UNIVERSITY OF UTRECHT - UTRECHT
04-08 JULY 2007

Recent developments in digital and electronic media have stimulated new theoretical reflections on the nature of media as such and on the way in which they evolve across time. The aim of this conference is to examine how recent technological changes have affected the ‘old’ medium of literature.

Multimedial and interactive texts, digitalized archives, cyberpoetics, and technological innovations such as foldable screens: together these have influenced the production and reception of literature, along with the ways in which we think about writing and reading. These ongoing developments call for a critical examination both of the relations between literature and the new media, and of the relations between literary studies and media studies.

The concept of ‘remediation’ in our title thus has a double thrust. Firstly, it refers to the transformative exchanges between literature and the new media: how has digitalization affected literature as a cultural medium? Secondly, ‘remediation’ indicates a relocation of literary studies within the broader field of (new) media studies: how could literary studies profit from the various analytical tools developed in (new) media studies and, conversely, how could our understanding of earlier phases in the evolution of the literary medium contribute to our understanding of present developments? By working on both these issues, we hope to relocate the place of literature within the milieu of modern media networks and technologies, but also to relocate the aims and practices of literary studies within the field of media studies.


Main themes:

A. New technologies and literary practices – the state of the field: will literature continue to develop as a schizophrenic medium, a hard medium of printed matter and an unstable medium of electronic data at the same time, or will it fork out in one of two directions? How is digitalization affecting reading practices and the circulation of literary texts? What new forms of intermedial and multimedial literatures are emerging?

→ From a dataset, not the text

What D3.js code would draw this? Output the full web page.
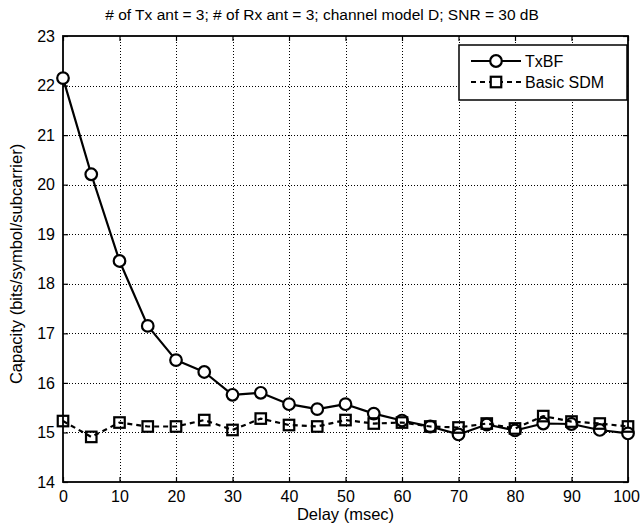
<!DOCTYPE html>
<html>
<head>
<meta charset="utf-8">
<script src="https://cdn.jsdelivr.net/npm/d3@7"></script>
<style>
  html, body { margin: 0; padding: 0; background: #fff; }
  svg { display: block; }
</style>
</head>
<body>
<svg id="chart" width="640" height="529"></svg>
<script>
// ─── Data ────────────────────────────────────────────────────────────
const delays = [0, 5, 10, 15, 20, 25, 30, 35, 40, 45, 50, 55, 60, 65, 70, 75, 80, 85, 90, 95, 100];
const txbf = [22.15, 20.21, 18.46, 17.15, 16.46, 16.22, 15.76, 15.80, 15.57, 15.47, 15.57,
  15.38, 15.24, 15.12, 14.96, 15.16, 15.04, 15.18, 15.17, 15.05, 14.98];
const basicSdm = [15.23, 14.91, 15.20, 15.12, 15.12, 15.25, 15.05, 15.28, 15.15, 15.12, 15.25,
  15.18, 15.20, 15.12, 15.10, 15.18, 15.08, 15.33, 15.22, 15.18, 15.12];
const xTicks = [0, 10, 20, 30, 40, 50, 60, 70, 80, 90, 100];
const yTicks = [14, 15, 16, 17, 18, 19, 20, 21, 22, 23];
const seriesNames = ["TxBF", "Basic SDM"];

const titleText = "# of Tx ant = 3; # of Rx ant = 3; channel model D; SNR = 30 dB";
const xLabel = "Delay (msec)";
const yLabel = "Capacity (bits/symbol/subcarrier)";

// ─── Layout ──────────────────────────────────────────────────────────
const width = 640, height = 529;
const margin = { top: 36, right: 12, bottom: 47, left: 63 };
const plotWidth = width - margin.left - margin.right;
const plotHeight = height - margin.top - margin.bottom;
const font = "'Liberation Sans', Arial, sans-serif";

const svg = d3.select("#chart");

const xScale = d3.scaleLinear().domain([0, 100]).range([0, plotWidth]);
const yScale = d3.scaleLinear().domain([14, 23]).range([plotHeight, 0]);

const g = svg.append("g").attr("transform", `translate(${margin.left},${margin.top})`);

// ─── Grid ────────────────────────────────────────────────────────────
g.append("g").selectAll("line")
  .data(xTicks.slice(1, -1))
  .join("line")
  .attr("x1", (d) => Math.round(xScale(d)) + 0.5)
  .attr("x2", (d) => Math.round(xScale(d)) + 0.5)
  .attr("y1", 0).attr("y2", plotHeight)
  .attr("stroke", "#000").attr("stroke-width", 1).attr("stroke-dasharray", "1 2");

g.append("g").selectAll("line")
  .data(yTicks.slice(1, -1))
  .join("line")
  .attr("y1", (d) => Math.round(yScale(d)) + 0.5)
  .attr("y2", (d) => Math.round(yScale(d)) + 0.5)
  .attr("x1", 0).attr("x2", plotWidth)
  .attr("stroke", "#000").attr("stroke-width", 1).attr("stroke-dasharray", "1 2");

// ─── Axes (ticks inward on all four sides) ───────────────────────────
const tickLen = 5;
const axisBottom = g.append("g").attr("transform", `translate(0,${plotHeight})`)
  .call(d3.axisBottom(xScale).tickValues(xTicks).tickSizeInner(-tickLen).tickSizeOuter(0).tickPadding(9));
const axisTop = g.append("g")
  .call(d3.axisTop(xScale).tickValues(xTicks).tickSizeInner(-tickLen).tickSizeOuter(0).tickFormat(""));
const axisLeft = g.append("g")
  .call(d3.axisLeft(yScale).tickValues(yTicks).tickSizeInner(-tickLen).tickSizeOuter(0).tickPadding(8));
const axisRight = g.append("g").attr("transform", `translate(${plotWidth},0)`)
  .call(d3.axisRight(yScale).tickValues(yTicks).tickSizeInner(-tickLen).tickSizeOuter(0).tickFormat(""));

[axisBottom, axisTop, axisLeft, axisRight].forEach((ax) => {
  ax.select(".domain").remove();
  ax.selectAll(".tick line").attr("stroke", "#000").attr("stroke-width", 1.2);
  ax.selectAll(".tick text")
    .attr("font-family", font)
    .attr("font-size", 16)
    .attr("fill", "#000");
});

// Last x label sits at the page edge; nudge it in so it is not clipped
axisBottom.selectAll(".tick text")
  .filter((d) => d === 100)
  .attr("dx", -2);

// Box
g.append("rect")
  .attr("x", 0).attr("y", 0)
  .attr("width", plotWidth).attr("height", plotHeight)
  .attr("fill", "none").attr("stroke", "#000").attr("stroke-width", 1.8);

// ─── Series ──────────────────────────────────────────────────────────
const lineGen = d3.line()
  .x((d) => xScale(d[0]))
  .y((d) => yScale(d[1]));

const txbfData = delays.map((d, i) => [d, txbf[i]]);
const sdmData = delays.map((d, i) => [d, basicSdm[i]]);

g.append("path")
  .datum(txbfData)
  .attr("fill", "none").attr("stroke", "#000").attr("stroke-width", 2.2)
  .attr("stroke-linejoin", "round")
  .attr("d", lineGen);

g.append("g").selectAll("circle")
  .data(txbfData)
  .join("circle")
  .attr("cx", (d) => xScale(d[0]))
  .attr("cy", (d) => yScale(d[1]))
  .attr("r", 5.8)
  .attr("fill", "#fff").attr("stroke", "#000").attr("stroke-width", 2.2);

g.append("path")
  .datum(sdmData)
  .attr("fill", "none").attr("stroke", "#000").attr("stroke-width", 2.2)
  .attr("stroke-dasharray", "5 4")
  .attr("d", lineGen);

const sq = 10.5;
g.append("g").selectAll("rect")
  .data(sdmData)
  .join("rect")
  .attr("x", (d) => xScale(d[0]) - sq / 2)
  .attr("y", (d) => yScale(d[1]) - sq / 2)
  .attr("width", sq).attr("height", sq)
  .attr("fill", "none").attr("stroke", "#000").attr("stroke-width", 2.2);

// ─── Legend ──────────────────────────────────────────────────────────
const legend = svg.append("g").attr("transform", "translate(459,45)");
legend.append("rect")
  .attr("x", 0).attr("y", 0).attr("width", 168).attr("height", 55)
  .attr("fill", "#fff").attr("stroke", "#000").attr("stroke-width", 1.5);

seriesNames.forEach((name, i) => {
  const y = 16 + i * 21;
  const item = legend.append("g").attr("transform", `translate(0,${y})`);
  item.append("line")
    .attr("x1", 12).attr("x2", 62).attr("y1", 0).attr("y2", 0)
    .attr("stroke", "#000").attr("stroke-width", 2.2)
    .attr("stroke-dasharray", i === 0 ? null : "5 4");
  if (i === 0) {
    item.append("circle").attr("cx", 37).attr("cy", 0).attr("r", 5.8)
      .attr("fill", "#fff").attr("stroke", "#000").attr("stroke-width", 2.2);
  } else {
    item.append("rect").attr("x", 37 - sq / 2).attr("y", -sq / 2).attr("width", sq).attr("height", sq)
      .attr("fill", "#fff").attr("stroke", "#000").attr("stroke-width", 2.2);
  }
  item.append("text")
    .attr("x", 66).attr("dy", "0.35em")
    .attr("font-family", font).attr("font-size", 16)
    .text(name);
});

// ─── Title and axis labels ───────────────────────────────────────────
svg.append("text")
  .attr("x", 322).attr("y", 20)
  .attr("text-anchor", "middle")
  .attr("font-family", font).attr("font-size", 15.5)
  .text(titleText);

svg.append("text")
  .attr("x", margin.left + plotWidth / 2).attr("y", 520)
  .attr("text-anchor", "middle")
  .attr("font-family", font).attr("font-size", 16.5)
  .text(xLabel);

svg.append("text")
  .attr("transform", `translate(22,${margin.top + plotHeight / 2 + 5}) rotate(-90)`)
  .attr("text-anchor", "middle")
  .attr("font-family", font).attr("font-size", 16.5)
  .text(yLabel);
</script>
</body>
</html>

B. Literature and the new media – the longer view: what new light do recent developments throw on the history of literature as a cultural medium and, conversely, how might insights from the history of the literary medium contribute to our understanding of recent developments? How can literary history be rewritten in conjunction with such media technologies?

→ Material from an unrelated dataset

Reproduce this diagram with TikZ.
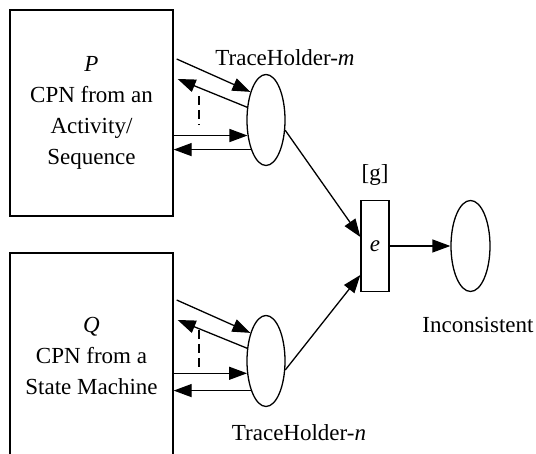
\documentclass[tikz,border=0pt]{standalone}
\usepackage{fontspec}
\setmainfont{Liberation Serif}
\usetikzlibrary{positioning,arrows.meta,shapes.geometric}

\begin{document}
\begin{tikzpicture}[x=0.5pt,y=0.5pt,line width=0.65pt,>={Triangle[length=9pt,width=6.5pt]},
  net/.style={draw,align=center,font=\fontsize{11.5}{15.5}\selectfont,minimum width=81.5pt,minimum height=103pt,inner sep=0pt},
  pl/.style={draw,ellipse,inner sep=0pt,minimum width=19pt,minimum height=45.5pt},
  tr/.style={draw,inner sep=0pt,minimum width=14pt,minimum height=45.5pt,font=\fontsize{11.5}{15.5}\selectfont},
  lbl/.style={inner sep=0pt,anchor=base,font=\fontsize{11.5}{15.5}\selectfont},
  dsh/.style={line width=1pt,dash pattern=on 4.5pt off 2.5pt}]
\useasboundingbox (0,0) rectangle (536,454);
\node[net] (P) at (91.5,341) {\textit{P}\\CPN from an\\Activity/\\Sequence};
\node[net] (Q) at (91.5,98) {\textit{Q}\\CPN from a\\State Machine};
\node[pl] (thm) at (266,334) {};
\node[pl] (thn) at (266,93) {};
\node[tr] (e) at (375,208) {\textit{e}};
\node[pl,minimum width=19.5pt] (inc) at (470.5,208) {};
\node[lbl] at ([xshift=9.5pt,yshift=4pt]thm.north) {TraceHolder-\textit{m}};
\node[lbl] at ([xshift=16.5pt,yshift=-16.75pt]thn.south) {TraceHolder-\textit{n}};
\node[lbl] at ([yshift=9.5pt]e.north) {[g]};
\node[lbl] at ([xshift=3.75pt,yshift=-20.25pt]inc.south) {Inconsistent};
\draw[->] ([xshift=1.5pt,yshift=27pt]P.east)--(thm.119); \draw[->] (thm.146)--([xshift=2pt,yshift=17pt]P.east);
\draw[dsh] ([xshift=12.5pt,yshift=8.5pt]P.east)--([xshift=12.5pt,yshift=-6pt]P.east);
\draw[->] (P.east |- thm.220)--(thm.220); \draw[->] (thm.243)--(P.east |- thm.243);
\draw[->] ([xshift=1.5pt,yshift=28pt]Q.east)--(thn.119); \draw[->] (thn.146)--([xshift=2pt,yshift=18pt]Q.east);
\draw[dsh] ([xshift=12.5pt,yshift=13pt]Q.east)--([xshift=12.5pt,yshift=-5.5pt]Q.east);
\draw[->] (Q.east |- thn.213)--(thn.213); \draw[->] (thn.243)--(Q.east |- thn.243);
\draw[->] (thm.332)--([yshift=4.5pt]e.west); \draw[->] (thn.335)--([yshift=-14.5pt]e.west);
\draw[->] (e)--(inc);
\end{tikzpicture}
\end{document}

C. Media compatabilities and competitions: new media hardly ever completely subject and annihilate older media. Rather, the two tend to co-exist, each taking on different tasks and responsibilities (cf. film and the novel in the earlier twentieth century). At the same time, however, they often interrupt and compete with each other (cf. television and the digital in the later twentieth century). How can this duplicity or compatability and competition be mapped and analyzed, and which are the insights that such analyses might yield into media formations as techno-cultural formations?

D. Disciplinary relocations: will literary studies become a branch of media studies in the foreseeable future – and if so, how? Will literary studies profit from such a relocation and how will this relocation affects its objects and methodologies?